Battleland

Afghanistan’s Training Wheels

  • Share
  • Read Later

wiki/battleland

If all U.S. combat troops are going to leave Afghanistan by January 1, 2015, it makes sense that they back away from Afghanistan’s front lines before New Year’s Eve, 2014. Think of it as the dimmer on your dining room light – slowly turn it down instead of plunging from full light to darkness.

Defense Secretary Leon Panetta’s declaration Wednesday that the U.S. will leave its combat role in Afghanistan sometime next year in favor of a more hands-off “advise-and-assist” mission shouldn’t come as much of a surprise. It happened in Iraq, and it’s part of an orderly withdrawal.

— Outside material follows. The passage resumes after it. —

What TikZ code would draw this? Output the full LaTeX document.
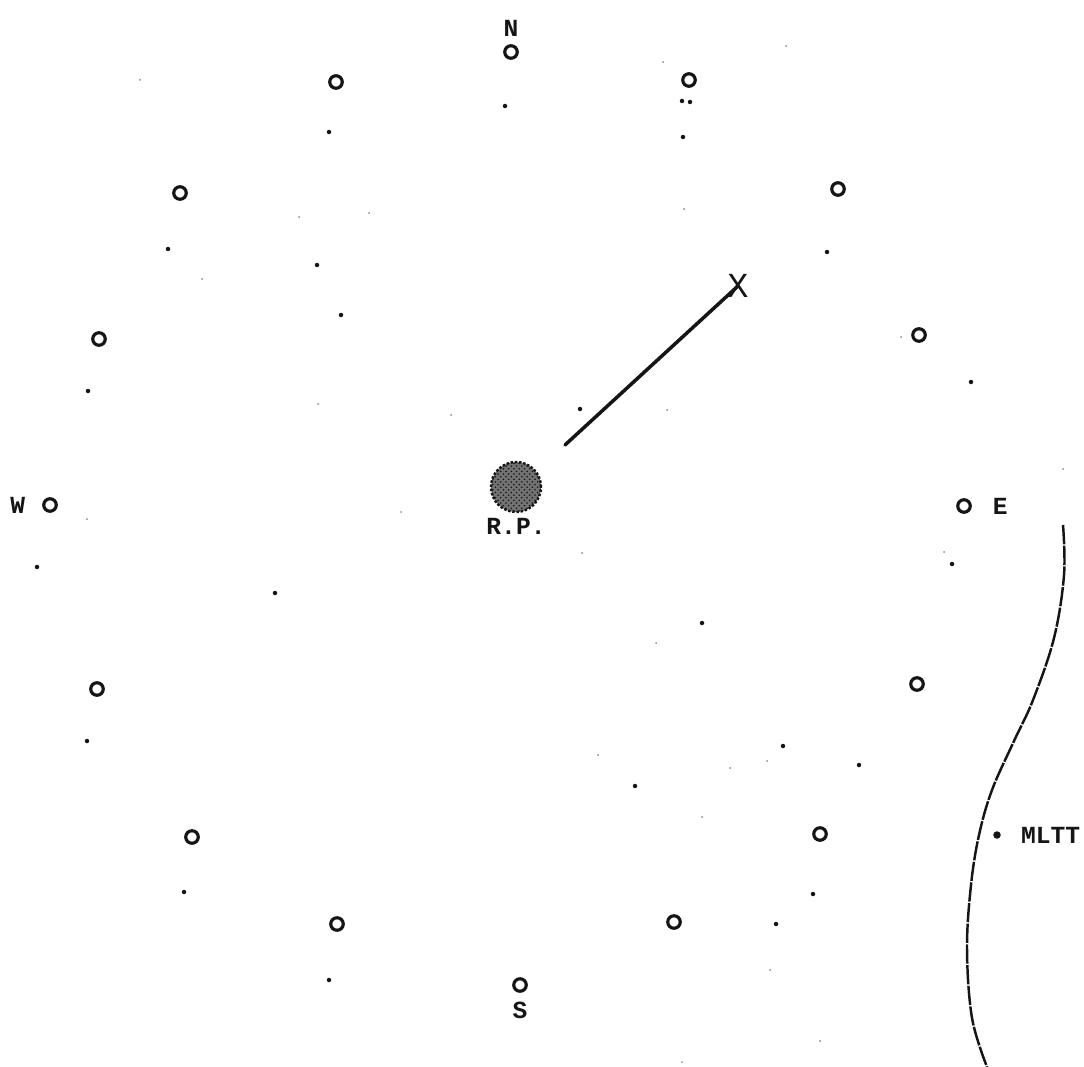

It’s reassuring to the local military force to have the U.S. military on call in the final year or so of their presence. That way, the locals can conduct military operations knowing that if they screw up, help – in the form of the U.S. military – is a radio call away. The U.S. has some 89,000 troops in Afghanistan, and that total will drop to 68,000 by election day in November.

Panetta’s timing might have been better: even though it’s old new, reports that the Afghan Taliban are simply waiting for the U.S. and its allies to withdraw before they can resume their offensive was a predictable kick in the teeth. But a politician has to balance that against the cheers that will sound if President Obama can declare, as he seeks re-election, that the two wars he inherited are in their final chapter, at least as far as Americans are concerned.

Panetta expressed optimism to reporters aboard his plane as he headed to a NATO session in Brussels:

We have weakened the Taliban. We’ve made good progress in going after them. The level of violence is down. It continues to be down. And you know, admittedly, these are the winter months, but at the same time…security is clearly improving in all of those areas. A lot of it is due to the Afghan armed forces, the army. They’re doing much better operationally, and we continue to try to train and improve them in that capability.

The bottom line, in both Afghanistan and Iraq, is clear: nearly 7,000 American lives is a sufficient investment for this nation to make. Obama’s allies will cheer Panetta’s announcement, while his foes will accuse him of cutting and running. “Secretary Panetta’s statement today sends the wrong message at the wrong time to both our friends and our enemies in the Afghan conflict,” Senator Joseph Lieberman, I-Conn., said.

Both sides have merit. But, in history’s rearview mirror, there are tens of thousands of American families who wish that LBJ had the guts to do, in 1966, what Obama is doing in 2012.